Should I buy organic produce?
Is organic always better?
A hotly debated topic of scientists, nutritionists, and dietitians. The research is still out on whether organic varieties of fruits and veggies have more nutrients than conventionally grown versions. You can find numerous studies that support either side of the argument. We do know that organic farming tends to be more restorative and regenerative to the soil and safer for the environment. We also know that organic veggies tend to travel less distance after being picked, which means they have a smaller carbon footprint. Some will argue that since we can’t prove that organic foods are more nutrient-dense than their conventionally grown counterparts, then they aren’t worth the cost. However, it’s not just about getting more vitamins and nutrients out of it -it’s also about what you are excluding from your produce when you buy organic.
Do I have to buy organic?
When you choose organic fruits and veggies, you will be avoiding the synthetic fungicides, herbicides and pesticides that are common in conventional farming. Exposure to pesticides and herbicides is linked to increased cancer risks, respiratory issues, and cardiovascular disease. Herbicides fall into a category called Endocrine-Disrupting Chemicals (or EDC’s). These environmental pollutants are linked to diabetes, obesity and other metabolic disorders. These EDC’s can harm birds and bees as well as other wildlife. Although most fruits and veggies sold in the US have harmful chemicals on them, we still need to include them in our diet because they also provide us with important nourishment too. But how?
Making organic doable
Eating organic can be expensive and feel out of reach, especially with food costs on the rise. My favorite way to decide which fruit and veggies to buy is by checking out EWG’s yearly guides on the Dirty Dozen and the Clean Fifteen. The Environmental Working Group does independent testing on common fruits and veggies and ranks them by the number of herbicides and pesticides found on them. By doing this, they determine which produce carries the highest amount of toxins and which has the least amount. While creating your grocery list, prioritize purchasing organic versions of the foods on the Dirty Dozen list. If the budget doesn’t allow for all organic produce, you can opt for the conventionally grown versions of the foods on the Clean Fifteen list.

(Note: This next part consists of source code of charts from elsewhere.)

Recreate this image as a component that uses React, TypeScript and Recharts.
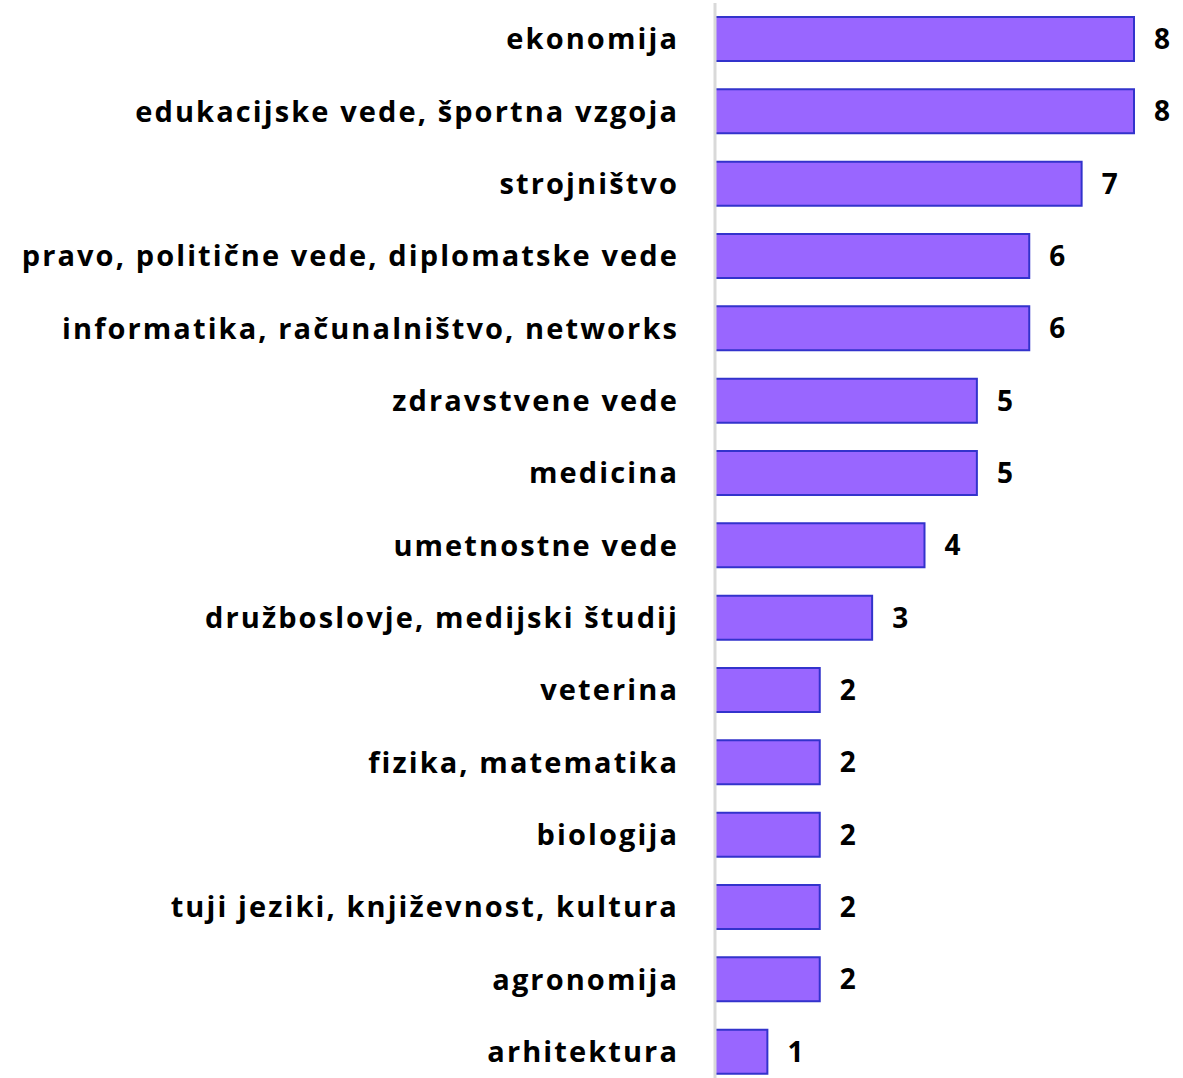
import React from "react";
import { BarChart, Bar, XAxis, YAxis, LabelList } from "recharts";

const categories = [
  "ekonomija",
  "edukacijske vede, športna vzgoja",
  "strojništvo",
  "pravo, politične vede, diplomatske vede",
  "informatika, računalništvo, networks",
  "zdravstvene vede",
  "medicina",
  "umetnostne vede",
  "družboslovje, medijski študij",
  "veterina",
  "fizika, matematika",
  "biologija",
  "tuji jeziki, književnost, kultura",
  "agronomija",
  "arhitektura",
];
const values = [8, 8, 7, 6, 6, 5, 5, 4, 3, 2, 2, 2, 2, 2, 1];

const data = categories.map((name, i) => ({ name, value: values[i] }));

const FONT = "'Open Sans', sans-serif";

const Tick = (props: any) => {
  const { x, y, payload } = props;
  return (
    <text
      x={x - 28}
      y={y}
      dy={10}
      textAnchor="end"
      fontFamily={FONT}
      fontWeight={700}
      fontSize={29}
      letterSpacing={2.1}
      fill="#000"
    >
      {payload.value}
    </text>
  );
};

export default function App() {
  return (
    <div style={{ position: "absolute", left: 0, top: 0 }}>
      <BarChart
        width={1183}
        height={1090}
        data={data}
        layout="vertical"
        margin={{ top: 3, right: 49, bottom: 2, left: 0 }}
      >
        <XAxis type="number" domain={[0, 8]} hide />
        <YAxis
          type="category"
          dataKey="name"
          width={715}
          tick={<Tick />}
          tickLine={false}
          axisLine={{ stroke: "#d9d9d9", strokeWidth: 3 }}
          interval={0}
        />
        <Bar
          dataKey="value"
          fill="#9966ff"
          stroke="#3333cc"
          strokeWidth={2}
          barSize={44}
          isAnimationActive={false}
        >
          <LabelList
            dataKey="value"
            position="right"
            offset={20}
            fontFamily={FONT}
            fontWeight={700}
            fontSize={28}
            fill="#000"
          />
        </Bar>
      </BarChart>
    </div>
  );
}
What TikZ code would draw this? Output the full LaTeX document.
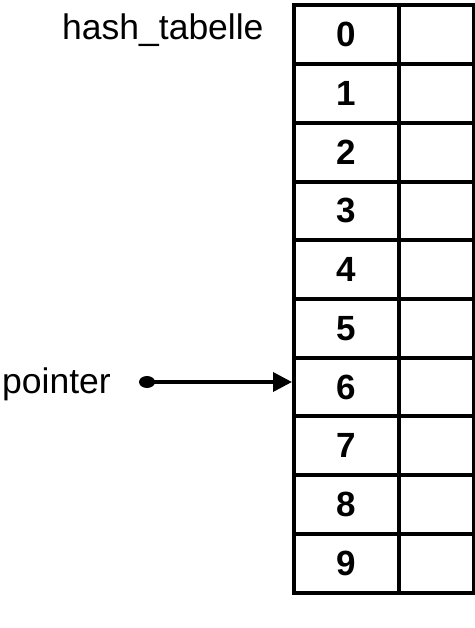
\documentclass[tikz,border=0pt]{standalone}
\usepackage{fontspec}
\setmainfont{Liberation Sans}
\usetikzlibrary{arrows.meta}
\begin{document}
\begin{tikzpicture}[x=1pt,y=-1pt,
  cell/.style={draw,line width=4pt,minimum height=58.7pt,inner sep=0pt,anchor=north west,
    font=\fontsize{35}{35}\selectfont\bfseries},
  lab/.style={font=\fontsize{35.5}{35.5}\selectfont,inner sep=0pt,anchor=base west},
  ptr/.style={line width=3.6pt,-{Triangle[length=19pt,width=19pt]}}]
\useasboundingbox (0,0) rectangle (474,628);
\foreach \i in {0,...,9}{
  \node[cell,minimum width=105pt] (c\i) at (292,{3.5+58.7*\i}) {\i};
  \node[cell,minimum width=75pt] (r\i) at (397,{3.5+58.7*\i}) {};
}
\node[lab] (title) at (62,39.5) {hash\_tabelle};
\node[lab] (plabel) at (2,393) {pointer};
\coordinate (pstart) at (147,382);
\fill (pstart) ellipse [x radius=8pt, y radius=6pt];
\draw[ptr] (pstart) -- (c6.west |- pstart);
\end{tikzpicture}
\end{document}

More strategies to get organic foods at a lower price
Pick frozen when you can.
This extends the life of your produce because you don’t have to worry about it going bad. Choosing frozen also gives you access to produce picked at its peak freshness. Prices on frozen foods tend to be more stable and affordable.
Many small-scale farmers use organic practices, but don’t choose to pursue the organic certification because it can be very pricey for a small operation. Don’t hesitate to ask! Most farmers love talking about what they do. The best way to access these local farms is to connect with them through a CSA -where you pay for a whole season of whatever they grew. Another way is to visit any local Farmer’s Markets. Many markets also have dollar matching for Supplemental Nutrition Assistance Program (SNAP).
Is organic always better? Yes and no (sorry for the non-answer). But, we hope that these words from a nutritionist can help guide you in at least a more informed direction. Be sure to save the infographics (above) to your phone and refer to them when making your grocery list or wandering around Fred Meyer’s.